INVESTMENT

Serve expands into hospitals with Diligent acquisition

Serve Robotics’ $29M deal for Diligent shows hospitals are moving beyond pilots and committing to automation at scale

26 Jan 2026

Autonomous hospital service robot operating in a medical corridor

Hospital robotics is growing up. After years of trials and limited rollouts, healthcare providers are starting to commit real money to automation. Vendors are responding by expanding faster and buying capabilities they cannot afford to build alone.

Serve Robotics’ plan to acquire Diligent Robotics for $29 million in stock, with up to $5.3 million tied to performance, fits that pattern. Expected to close in Q1 2026, the deal pulls Serve beyond its roots in sidewalk delivery and into the day to day operations of hospitals, where staffing gaps and rising workloads are forcing hard decisions.

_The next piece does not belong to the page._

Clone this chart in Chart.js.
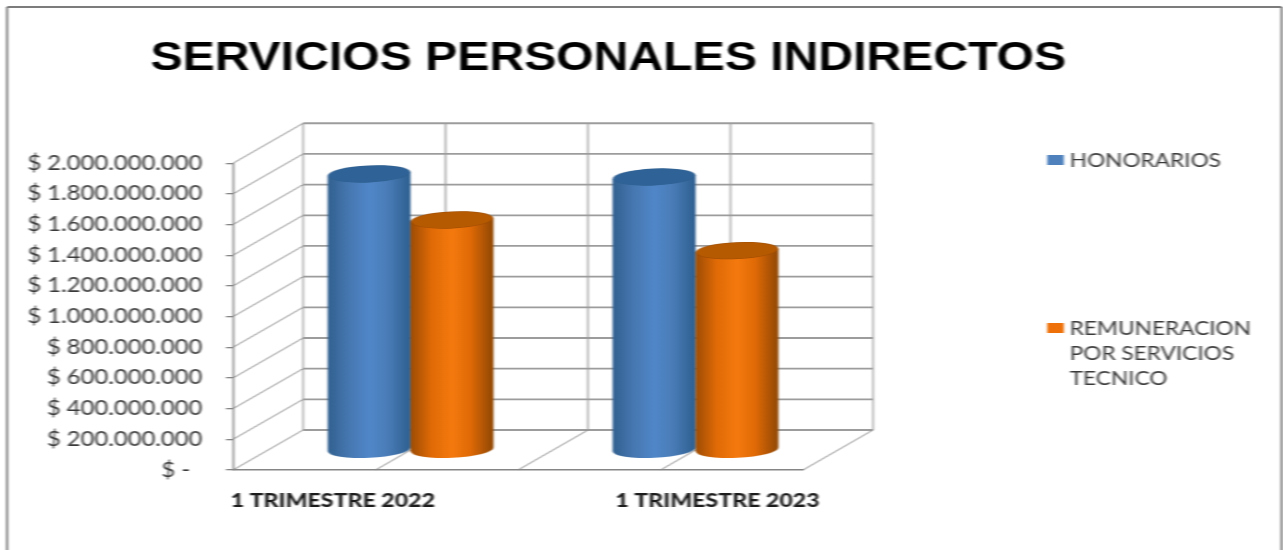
<!DOCTYPE html>
<html>
<head>
<meta charset="utf-8">
<script src="https://cdn.jsdelivr.net/npm/chart.js@4"></script>
<style>
  html, body { margin: 0; padding: 0; background: #fff; overflow: hidden; }
  /* the original picture is a horizontally stretched, soft screenshot */
  #wrap { position: absolute; left: 0; top: 0; width: 1087px; height: 550px; transform-origin: 0 0; transform: scaleX(1.18); filter: blur(0.7px); }
</style>
</head>
<body>
<div id="wrap"><canvas id="chart" width="1087" height="550"></canvas></div>
<script>
// ── Data ──────────────────────────────────────────────────────────────────────
const categories = ['1 TRIMESTRE 2022', '1 TRIMESTRE 2023'];
const honorarios = [1800000000, 1780000000];
const remuneracion = [1500000000, 1300000000];
const seriesLines = [['HONORARIOS'], ['REMUNERACION', 'POR SERVICIOS', 'TECNICO']];
const yTickLabels = ['$ -  ', '$ 200.000.000', '$ 400.000.000', '$ 600.000.000', '$ 800.000.000',
  '$ 1.000.000.000', '$ 1.200.000.000', '$ 1.400.000.000', '$ 1.600.000.000', '$ 1.800.000.000', '$ 2.000.000.000'];

// ── Layout constants ──────────────────────────────────────────────────────────
const DEPTH_X = 59.3, DEPTH_Y = -40;   // back wall offset from the front plane
const CATEGORY_X = [282, 608];
const LEGEND_Y = [161, 329];
const GRID = '#9c9c9c', AXIS = '#858585';

const shades = {
  '#4f81bd': { cap: '#2f6398', stops: ['#31608f', '#4677b0', '#5087c9', '#4a7db8', '#2e5f90'] },
  '#ed7008': { cap: '#b65a02', stops: ['#9c4c04', '#e06a06', '#f57a0e', '#e06a06', '#8f4704'] }
};

// ── Cylinder bars ─────────────────────────────────────────────────────────────
class CylinderElement extends Chart.BarElement {
  draw(ctx) {
    const w = this.width, rx = w / 2, ry = 8.5, tilt = -0.055;
    const cx = this.x + DEPTH_X / 2;
    const top = this.y + DEPTH_Y / 2, bottom = this.base + DEPTH_Y / 2;
    const lift = Math.sin(tilt) * rx;
    const shade = shades[this.options.backgroundColor];
    const grad = ctx.createLinearGradient(cx - rx, 0, cx + rx, 0);
    [0, 0.25, 0.5, 0.72, 1].forEach((p, i) => grad.addColorStop(p, shade.stops[i]));
    ctx.save();
    ctx.beginPath();
    ctx.moveTo(cx - rx, top - lift);
    ctx.lineTo(cx + rx, top + lift);
    ctx.lineTo(cx + rx, bottom + lift);
    ctx.ellipse(cx, bottom, rx, ry, tilt, 0, Math.PI);
    ctx.closePath();
    ctx.fillStyle = grad;
    ctx.fill();
    ctx.beginPath();
    ctx.ellipse(cx, top, rx, ry, tilt, 0, Math.PI * 2);
    ctx.fillStyle = shade.stops[0];
    ctx.fill();
    ctx.beginPath();
    ctx.ellipse(cx, top, rx - 1, ry - 0.5, tilt, 0, Math.PI * 2);
    ctx.fillStyle = shade.cap;
    ctx.fill();
    ctx.restore();
  }
}
CylinderElement.id = 'cylinder';
CylinderElement.defaults = Chart.BarElement.defaults;
CylinderElement.defaultRoutes = Chart.BarElement.defaultRoutes;

class CylinderController extends Chart.BarController {}
CylinderController.id = 'cylinder';
CylinderController.defaults = Object.assign({}, Chart.BarController.defaults, { dataElementType: 'cylinder' });
CylinderController.overrides = Chart.BarController.overrides;
Chart.register(CylinderElement, CylinderController);

// ── Walls, floor, frame, labels ───────────────────────────────────────────────
function line(ctx, x1, y1, x2, y2, color, width) {
  ctx.strokeStyle = color;
  ctx.lineWidth = width;
  ctx.beginPath();
  ctx.moveTo(x1, y1);
  ctx.lineTo(x2, y2);
  ctx.stroke();
}

const scene = {
  id: 'scene',
  afterLayout(chart) {
    // title is centred over the plot and legend, not the whole frame
    chart.titleBlock.left = 0;
    chart.titleBlock.right = 1031;
  },
  beforeDatasetsDraw(chart) {
    const { ctx, scales: { x, y } } = chart;
    const floor = y.getPixelForValue(0);
    ctx.save();
    y.ticks.forEach(t => {
      const py = y.getPixelForValue(t.value);
      line(ctx, x.left, py, x.left + DEPTH_X, py + DEPTH_Y, '#8c8c8c', 1);
      line(ctx, x.left + DEPTH_X, py + DEPTH_Y, x.right + DEPTH_X, py + DEPTH_Y, GRID, 1.8);
    });
    const step = (x.getPixelForValue(1) - x.getPixelForValue(0)) / 2;
    for (let k = 0; k <= 4; k++) {
      const px = x.left + k * step;
      line(ctx, px + DEPTH_X, y.top + DEPTH_Y, px + DEPTH_X, floor + DEPTH_Y, GRID, 1.3);
      if (k > 0) line(ctx, px, floor, px + DEPTH_X, floor + DEPTH_Y, '#8c8c8c', 1);
    }
    // orange sits in front of blue, so draw in dataset order
    chart.data.datasets.forEach((d, i) => {
      chart.getDatasetMeta(i).data.forEach(el => el.draw(ctx));
    });
    ctx.restore();
    return false;
  },
  afterDraw(chart) {
    const { ctx } = chart;
    ctx.save();
    // outer frame, open at the bottom
    line(ctx, 6, 7, 6, 550, '#7c7c7c', 1.8);
    line(ctx, 6, 7, 1086, 7, '#7c7c7c', 1.8);
    line(ctx, 1086, 7, 1086, 550, '#7c7c7c', 1.8);
    // category labels
    ctx.fillStyle = '#1c1c1c';
    ctx.font = '900 19.6px Lato';
    ctx.textAlign = 'center';
    ctx.textBaseline = 'middle';
    categories.forEach((c, i) => ctx.fillText(c, CATEGORY_X[i], 501));
    // legend
    ctx.font = '19.2px Lato';
    ctx.textAlign = 'left';
    seriesLines.forEach((lines, i) => {
      ctx.fillStyle = chart.data.datasets[i].backgroundColor;
      ctx.fillRect(887.5, LEGEND_Y[i] - 6, 14, 10);
      ctx.fillStyle = '#3a3a3a';
      lines.forEach((t, k) => ctx.fillText(t, 906.5, LEGEND_Y[i] + k * 25));
    });
    ctx.restore();
  }
};

// ── Chart ─────────────────────────────────────────────────────────────────────
new Chart(document.getElementById('chart'), {
  type: 'cylinder',
  data: {
    labels: categories,
    datasets: [
      { label: seriesLines[0].join(' '), data: honorarios, backgroundColor: '#4f81bd', clip: false,
        barPercentage: 1, categoryPercentage: 0.582 },
      { label: seriesLines[1].join(' '), data: remuneracion, backgroundColor: '#ed7008', clip: false,
        barPercentage: 1, categoryPercentage: 0.582 }
    ]
  },
  options: {
    responsive: false,
    animation: false,
    layout: { padding: { left: 0, right: 406.5, top: 0, bottom: 80 } },
    plugins: {
      legend: { display: false },
      tooltip: { enabled: false },
      title: {
        display: true,
        text: 'SERVICIOS PERSONALES INDIRECTOS',
        color: '#000',
        font: { family: '"Liberation Sans"', size: 40.8, weight: 'bold' },
        padding: { top: 34, bottom: 80.3 }
      }
    },
    scales: {
      x: {
        type: 'category',
        offset: true,
        grid: { display: false },
        border: { display: true, color: AXIS, width: 1.5 },
        ticks: { display: false },
        afterFit(s) { s.height = 0; }
      },
      y: {
        type: 'linear',
        min: 0,
        max: 2000000000,
        grid: { drawOnChartArea: false, drawTicks: true, tickLength: 6, color: AXIS, lineWidth: 1.3 },
        border: { display: true, color: AXIS, width: 1.5 },
        ticks: {
          stepSize: 200000000,
          padding: 20,
          color: '#3a3a3a',
          font: { family: 'Lato', size: 20.2 },
          callback: (v, i) => yTickLabels[i]
        },
        afterFit(s) { s.width = 197.5; }
      }
    }
  },
  plugins: [scene]
});
</script>
</body>
</html>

Diligent is known for Moxi, a hospital assistant robot already working inside U.S. medical centers. Moxi handles routine transport tasks, moving supplies, specimens, and materials between departments. These jobs are not glamorous, but they quietly consume hours of staff time. Offloading them can give nurses and support teams more space to focus on patients.

The acquisition also reflects a shift in what hospitals are asking for. Many no longer want a single robot and a hopeful pilot. They want systems that can scale across buildings, backed by deployment support, maintenance, and predictable performance. In short, they want automation that behaves like infrastructure, not a science project.

Industry watchers describe this as a move toward full stack autonomy. That means owning the hardware, the software, and the operational layer needed to manage fleets, not just a handful of machines. Serve and Diligent both build on NVIDIA processors, a reminder that modern robotics is tightly linked to larger tech ecosystems.

The bar, however, is rising. Hospitals expect reliability, strong security, and compliance with strict privacy rules. Buyers want evidence that robots cut delays, reduce costs, and improve workflows, not just slick demos.

Still, the direction is hard to miss. As hospitals shift from pilots to procurement, robotics companies are consolidating and competing for long term contracts. Serve’s move signals that healthcare robotics is entering a more serious, and more demanding, phase.